WASHINGTON, February 11, 2014 –When the recent global economic crisis threatened Africa’s progress in reducing poverty, safety nets emerged as a fundamental way to prevent a reversal of these gains. A new World Bank review of the use of these programs in 22 African countries shows that safety nets are critical instruments for reducing extreme poverty and increasing shared prosperity.
The review, entitled “Reducing Poverty and Investing in People: The New Role of Safety Nets in Africa”, notes that safety net programs in Africa are working to reduce poverty in a number of ways. Impact evaluations provide evidence that safety nets help households to meet basic consumption needs, protect assets such as livestock, and invest in their children’s health and education.

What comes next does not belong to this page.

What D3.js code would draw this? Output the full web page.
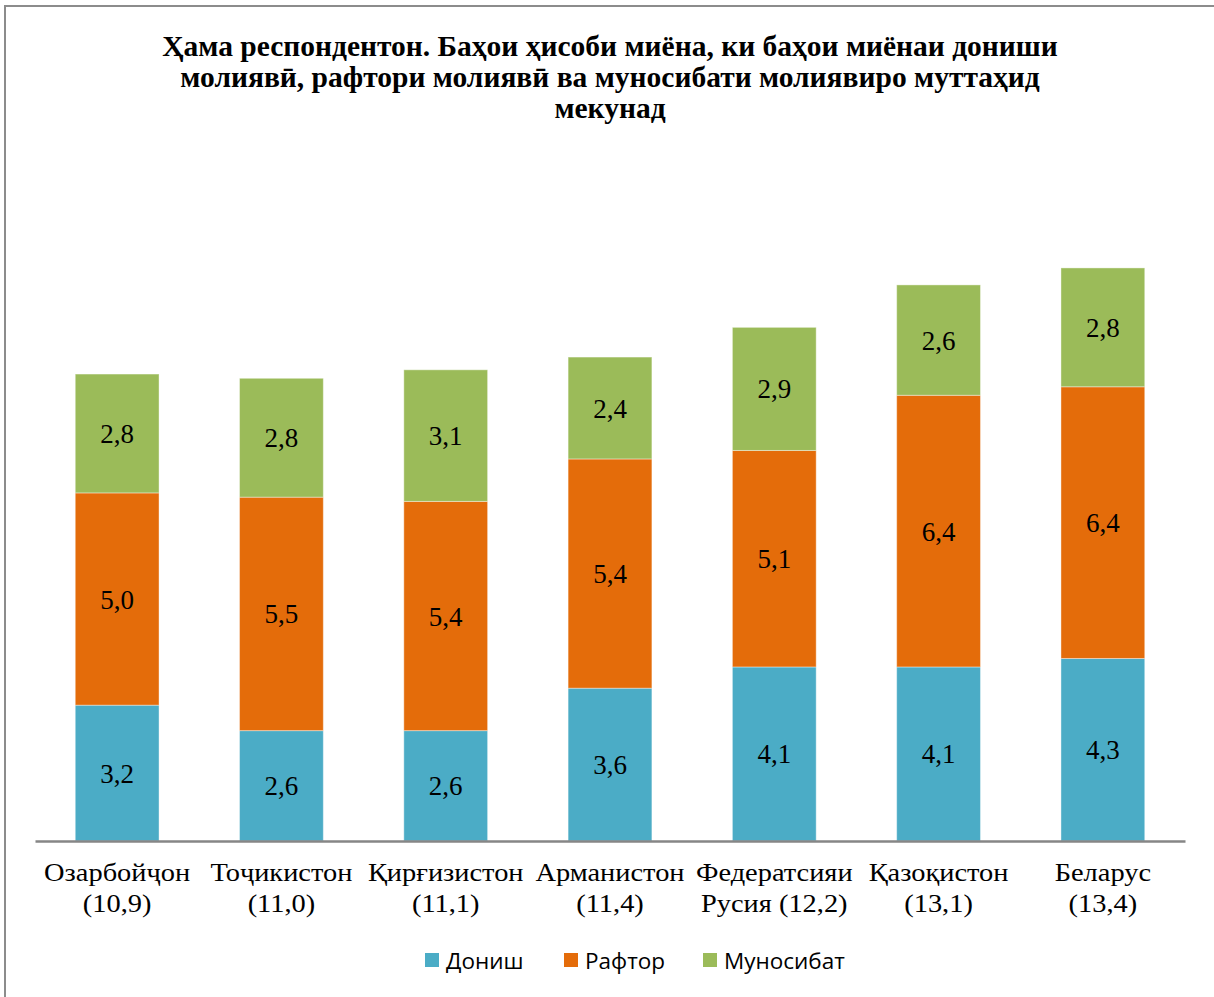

Research also suggests that safety nets could potentially boost future well-being and poverty reduction because they help poor households make productive investments today. They can also produce second round economic stimuli in poor areas.
From fragmented programs to systems
In most African countries reviewed, safety nets tend to be fragmented and too small to effectively protect the poorest. However, in some countries that are leading the way forward, such as Ethiopia, Kenya, Mozambique, Rwanda and Tanzania, safety nets are beginning to evolve from fragmented standalone programs into robust safety net systems.
Safety nets in Africa have evolved from emergency food aid programs that were often used during periods of drought or food insecurity to regular, predictable safety nets such as cash transfers or cash-for-work programs that are targeted to poor and vulnerable households.
Some of the main tasks that countries must tackle as they move in this direction include improving data collection and monitoring, targeting programs more effectively to make sure that the assistance reaches the households that need it the most, and scaling up existing programs that are already working well.